[start]
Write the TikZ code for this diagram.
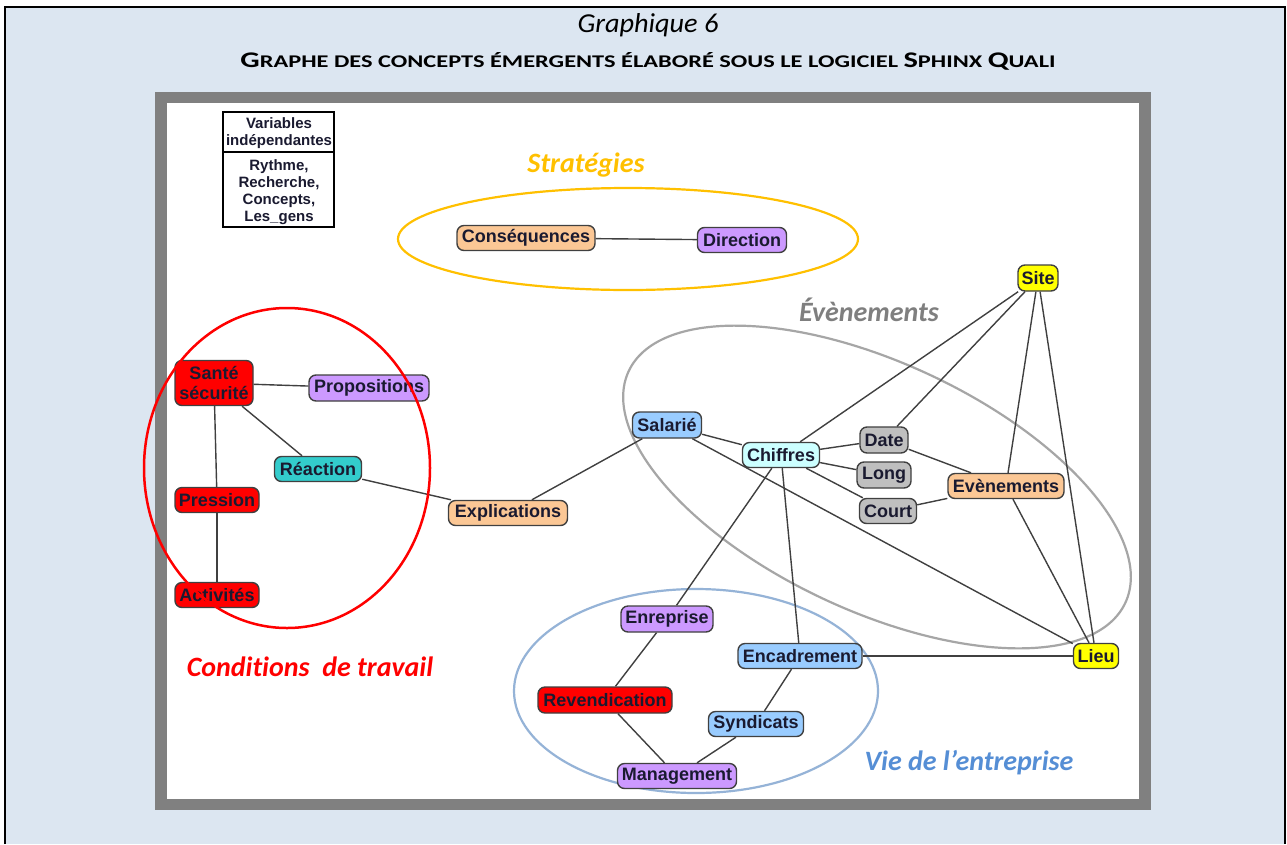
\documentclass[tikz,border=0pt]{standalone}
\usepackage{fontspec}
\setmainfont{Liberation Sans}
\newfontfamily\calib[Ligatures=NoCommon]{Carlito}
\definecolor{bgblue}{HTML}{DCE6F1}
\definecolor{framegray}{HTML}{808080}
\definecolor{cpeach}{HTML}{FBC795}
\definecolor{cviolet}{HTML}{CC99FF}
\definecolor{cteal}{HTML}{33CCCC}
\definecolor{cred}{HTML}{FF0000}
\definecolor{cblue}{HTML}{99CCFF}
\definecolor{ccyan}{HTML}{CCFFFF}
\definecolor{cgray}{HTML}{BFBFBF}
\definecolor{cyellow}{HTML}{FFFF00}
\definecolor{edgec}{HTML}{404040}
\definecolor{txtc}{HTML}{1A1A30}
\definecolor{corange}{HTML}{FFC000}
\definecolor{ellgray}{HTML}{A6A6A6}
\definecolor{lblgray}{HTML}{7F7F7F}
\definecolor{ellblue}{HTML}{95B3D7}
\definecolor{lblblue}{HTML}{558ED5}
\newcommand{\bigc}[1]{{\fontsize{20}{22}\selectfont #1}}
\tikzset{
  cnode/.style={draw=edgec, line width=1.4pt, rounded corners=7pt,
    font=\fontsize{18}{20}\selectfont\bfseries, text=txtc, inner sep=0pt,
    minimum height=25pt},
  cedge/.style={draw=edgec, line width=1.4pt},
  grouplbl/.style={font=\calib\bfseries\itshape\fontsize{28}{30}\selectfont, inner sep=0pt},
  legtxt/.style={font=\fontsize{15}{17}\selectfont\bfseries, text=txtc, align=center, inner sep=0pt},
  grpell/.style={line width=2.2pt},
}
\begin{document}
\begin{tikzpicture}[x=1pt,y=-1pt]
\useasboundingbox (0,0) rectangle (1287,844);
% background and frames
\fill[white] (0,0) rectangle (1287,844);
\fill[bgblue] (5,7) rectangle (1285,844);
\draw[black, line width=2.5pt] (5,844) -- (5,7) -- (1285,7) -- (1285,844);
\fill[framegray] (155,92) rectangle (1151,810);
\fill[white] (167,103) rectangle (1139,799);
% title
\node[anchor=base, inner sep=0pt] (t1) at (648,32)
  {\resizebox{141pt}{19pt}{\calib\itshape Graphique 6}};
\node[anchor=base, inner sep=0pt] (t2) at (648,67)
  {\resizebox{815pt}{15pt}{\calib\bfseries\fontsize{16}{18}\selectfont \bigc{G}RAPHE DES CONCEPTS ÉMERGENTS ÉLABORÉ SOUS LE LOGICIEL \bigc{S}PHINX \bigc{Q}UALI}};
% legend
\node[draw=black, line width=1.3pt, minimum width=111pt, minimum height=115pt, inner sep=0pt] (legend) at (278.5,169.5) {};
\coordinate (ldiv) at (0,152);
\draw[black, line width=1.3pt] (legend.west |- ldiv) -- (legend.east |- ldiv);
\node[legtxt] (lhead) at (279,133) {Variables\\indépendantes};
\node[legtxt] (lbody) at (279,192) {Rythme,\\Recherche,\\Concepts,\\Les\_gens};
% group ellipses (behind)
\draw[corange, grpell] (628,239) ellipse [x radius=230pt, y radius=51pt];
\draw[ellgray, grpell, rotate around={-25:(877,487)}] (877,487) ellipse [x radius=274pt, y radius=124pt];
\draw[ellblue, grpell] (696,691) ellipse [x radius=182pt, y radius=102pt];
% group labels
\node[grouplbl, text=corange] (lstrat) at (586,165) {Stratégies};
\node[grouplbl, text=lblgray] (lev) at (869,310) {Évènements};
\node[grouplbl, text=cred] (lcond) at (310,667) {Conditions\ \ de travail};
\node[grouplbl, text=lblblue] (lvie) at (969,763) {Vie de l’entreprise};
% nodes
\node[cnode, fill=cpeach, minimum width=138pt] (cons) at (526,238) {Conséquences};
\node[cnode, fill=cviolet, minimum width=89pt] (dir) at (742,240) {Direction};
\node[cnode, fill=cred, minimum width=78pt, minimum height=45pt, align=center] (sante) at (214,383) {Santé\\sécurité};
\node[cnode, fill=cviolet, minimum width=120pt, minimum height=26pt] (prop) at (369,388) {Propositions};
\node[cnode, fill=cteal, minimum width=87pt] (reac) at (318,469) {Réaction};
\node[cnode, fill=cred, minimum width=84pt] (press) at (217,500) {Pression};
\node[cnode, fill=cred, minimum width=84pt] (activ) at (217,595) {Activités};
\node[cnode, fill=cpeach, minimum width=119pt] (expl) at (508,513) {Explications};
\node[cnode, fill=cyellow, minimum width=40pt, minimum height=26pt] (site) at (1038,278) {Site};
\node[cnode, fill=cblue, minimum width=69pt, minimum height=26pt] (sal) at (667,425) {Salarié};
\node[cnode, fill=ccyan, minimum width=77pt] (chif) at (781,455) {Chiffres};
\node[cnode, fill=cgray, minimum width=48pt, minimum height=26pt] (date) at (884,440) {Date};
\node[cnode, fill=cgray, minimum width=54pt, minimum height=26pt] (long) at (884,475) {Long};
\node[cnode, fill=cgray, minimum width=57pt] (court) at (888,511) {Court};
\node[cnode, fill=cpeach, minimum width=116pt] (even) at (1006,486) {Evènements};
\node[cnode, fill=cviolet, minimum width=92pt, minimum height=26pt] (enr) at (667,619) {Enreprise};
\node[cnode, fill=cblue, minimum width=124pt] (encad) at (800,656) {Encadrement};
\node[cnode, fill=cred, minimum width=134pt, minimum height=26pt] (rev) at (605,700) {Revendication};
\node[cnode, fill=cblue, minimum width=95pt] (synd) at (756,724) {Syndicats};
\node[cnode, fill=cviolet, minimum width=119pt] (mgmt) at (677,776) {Management};
\node[cnode, fill=cyellow, minimum width=45pt] (lieu) at (1096,656) {Lieu};
% edges
\draw[cedge] (cons) -- (dir);
\draw[cedge] (sante) -- (prop);
\draw[cedge] (sante) -- (reac);
\draw[cedge] (sante) -- (press);
\draw[cedge] (press) -- (activ);
\draw[cedge] (reac) -- (expl);
\draw[cedge] (expl) -- (sal);
\draw[cedge] (sal) -- (chif);
\draw[cedge] (sal) -- (lieu);
\draw[cedge] (chif) -- (site);
\draw[cedge] (date) -- (site);
\draw[cedge] (chif) -- (date);
\draw[cedge] (chif) -- (long);
\draw[cedge] (chif) -- (court);
\draw[cedge] (date) -- (even);
\draw[cedge] (court) -- (even);
\draw[cedge] (site) -- (even);
\draw[cedge] (site) -- (lieu);
\draw[cedge] (even) -- (lieu);
\draw[cedge] (chif) -- (enr);
\draw[cedge] (chif) -- (encad);
\draw[cedge] (encad) -- (lieu);
\draw[cedge] (encad) -- (synd);
\draw[cedge] (synd) -- (mgmt);
\draw[cedge] (rev) -- (mgmt);
\draw[cedge] (enr) -- (rev);
% red ellipse on top
\draw[cred, line width=2.5pt] (287,468) ellipse [x radius=143pt, y radius=160pt];
\end{tikzpicture}
\end{document}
[end]
Challenge: Restate the whole listing above exactly, except for its images.

Solution to the problem:
Write the TikZ code for this diagram.
\documentclass[tikz,border=0pt]{standalone}
\usepackage{fontspec}
\setmainfont{Liberation Sans}
\newfontfamily\calib[Ligatures=NoCommon]{Carlito}
\definecolor{bgblue}{HTML}{DCE6F1}
\definecolor{framegray}{HTML}{808080}
\definecolor{cpeach}{HTML}{FBC795}
\definecolor{cviolet}{HTML}{CC99FF}
\definecolor{cteal}{HTML}{33CCCC}
\definecolor{cred}{HTML}{FF0000}
\definecolor{cblue}{HTML}{99CCFF}
\definecolor{ccyan}{HTML}{CCFFFF}
\definecolor{cgray}{HTML}{BFBFBF}
\definecolor{cyellow}{HTML}{FFFF00}
\definecolor{edgec}{HTML}{404040}
\definecolor{txtc}{HTML}{1A1A30}
\definecolor{corange}{HTML}{FFC000}
\definecolor{ellgray}{HTML}{A6A6A6}
\definecolor{lblgray}{HTML}{7F7F7F}
\definecolor{ellblue}{HTML}{95B3D7}
\definecolor{lblblue}{HTML}{558ED5}
\newcommand{\bigc}[1]{{\fontsize{20}{22}\selectfont #1}}
\tikzset{
  cnode/.style={draw=edgec, line width=1.4pt, rounded corners=7pt,
    font=\fontsize{18}{20}\selectfont\bfseries, text=txtc, inner sep=0pt,
    minimum height=25pt},
  cedge/.style={draw=edgec, line width=1.4pt},
  grouplbl/.style={font=\calib\bfseries\itshape\fontsize{28}{30}\selectfont, inner sep=0pt},
  legtxt/.style={font=\fontsize{15}{17}\selectfont\bfseries, text=txtc, align=center, inner sep=0pt},
  grpell/.style={line width=2.2pt},
}
\begin{document}
\begin{tikzpicture}[x=1pt,y=-1pt]
\useasboundingbox (0,0) rectangle (1287,844);
% background and frames
\fill[white] (0,0) rectangle (1287,844);
\fill[bgblue] (5,7) rectangle (1285,844);
\draw[black, line width=2.5pt] (5,844) -- (5,7) -- (1285,7) -- (1285,844);
\fill[framegray] (155,92) rectangle (1151,810);
\fill[white] (167,103) rectangle (1139,799);
% title
\node[anchor=base, inner sep=0pt] (t1) at (648,32)
  {\resizebox{141pt}{19pt}{\calib\itshape Graphique 6}};
\node[anchor=base, inner sep=0pt] (t2) at (648,67)
  {\resizebox{815pt}{15pt}{\calib\bfseries\fontsize{16}{18}\selectfont \bigc{G}RAPHE DES CONCEPTS ÉMERGENTS ÉLABORÉ SOUS LE LOGICIEL \bigc{S}PHINX \bigc{Q}UALI}};
% legend
\node[draw=black, line width=1.3pt, minimum width=111pt, minimum height=115pt, inner sep=0pt] (legend) at (278.5,169.5) {};
\coordinate (ldiv) at (0,152);
\draw[black, line width=1.3pt] (legend.west |- ldiv) -- (legend.east |- ldiv);
\node[legtxt] (lhead) at (279,133) {Variables\\indépendantes};
\node[legtxt] (lbody) at (279,192) {Rythme,\\Recherche,\\Concepts,\\Les\_gens};
% group ellipses (behind)
\draw[corange, grpell] (628,239) ellipse [x radius=230pt, y radius=51pt];
\draw[ellgray, grpell, rotate around={-25:(877,487)}] (877,487) ellipse [x radius=274pt, y radius=124pt];
\draw[ellblue, grpell] (696,691) ellipse [x radius=182pt, y radius=102pt];
% group labels
\node[grouplbl, text=corange] (lstrat) at (586,165) {Stratégies};
\node[grouplbl, text=lblgray] (lev) at (869,310) {Évènements};
\node[grouplbl, text=cred] (lcond) at (310,667) {Conditions\ \ de travail};
\node[grouplbl, text=lblblue] (lvie) at (969,763) {Vie de l’entreprise};
% nodes
\node[cnode, fill=cpeach, minimum width=138pt] (cons) at (526,238) {Conséquences};
\node[cnode, fill=cviolet, minimum width=89pt] (dir) at (742,240) {Direction};
\node[cnode, fill=cred, minimum width=78pt, minimum height=45pt, align=center] (sante) at (214,383) {Santé\\sécurité};
\node[cnode, fill=cviolet, minimum width=120pt, minimum height=26pt] (prop) at (369,388) {Propositions};
\node[cnode, fill=cteal, minimum width=87pt] (reac) at (318,469) {Réaction};
\node[cnode, fill=cred, minimum width=84pt] (press) at (217,500) {Pression};
\node[cnode, fill=cred, minimum width=84pt] (activ) at (217,595) {Activités};
\node[cnode, fill=cpeach, minimum width=119pt] (expl) at (508,513) {Explications};
\node[cnode, fill=cyellow, minimum width=40pt, minimum height=26pt] (site) at (1038,278) {Site};
\node[cnode, fill=cblue, minimum width=69pt, minimum height=26pt] (sal) at (667,425) {Salarié};
\node[cnode, fill=ccyan, minimum width=77pt] (chif) at (781,455) {Chiffres};
\node[cnode, fill=cgray, minimum width=48pt, minimum height=26pt] (date) at (884,440) {Date};
\node[cnode, fill=cgray, minimum width=54pt, minimum height=26pt] (long) at (884,475) {Long};
\node[cnode, fill=cgray, minimum width=57pt] (court) at (888,511) {Court};
\node[cnode, fill=cpeach, minimum width=116pt] (even) at (1006,486) {Evènements};
\node[cnode, fill=cviolet, minimum width=92pt, minimum height=26pt] (enr) at (667,619) {Enreprise};
\node[cnode, fill=cblue, minimum width=124pt] (encad) at (800,656) {Encadrement};
\node[cnode, fill=cred, minimum width=134pt, minimum height=26pt] (rev) at (605,700) {Revendication};
\node[cnode, fill=cblue, minimum width=95pt] (synd) at (756,724) {Syndicats};
\node[cnode, fill=cviolet, minimum width=119pt] (mgmt) at (677,776) {Management};
\node[cnode, fill=cyellow, minimum width=45pt] (lieu) at (1096,656) {Lieu};
% edges
\draw[cedge] (cons) -- (dir);
\draw[cedge] (sante) -- (prop);
\draw[cedge] (sante) -- (reac);
\draw[cedge] (sante) -- (press);
\draw[cedge] (press) -- (activ);
\draw[cedge] (reac) -- (expl);
\draw[cedge] (expl) -- (sal);
\draw[cedge] (sal) -- (chif);
\draw[cedge] (sal) -- (lieu);
\draw[cedge] (chif) -- (site);
\draw[cedge] (date) -- (site);
\draw[cedge] (chif) -- (date);
\draw[cedge] (chif) -- (long);
\draw[cedge] (chif) -- (court);
\draw[cedge] (date) -- (even);
\draw[cedge] (court) -- (even);
\draw[cedge] (site) -- (even);
\draw[cedge] (site) -- (lieu);
\draw[cedge] (even) -- (lieu);
\draw[cedge] (chif) -- (enr);
\draw[cedge] (chif) -- (encad);
\draw[cedge] (encad) -- (lieu);
\draw[cedge] (encad) -- (synd);
\draw[cedge] (synd) -- (mgmt);
\draw[cedge] (rev) -- (mgmt);
\draw[cedge] (enr) -- (rev);
% red ellipse on top
\draw[cred, line width=2.5pt] (287,468) ellipse [x radius=143pt, y radius=160pt];
\end{tikzpicture}
\end{document}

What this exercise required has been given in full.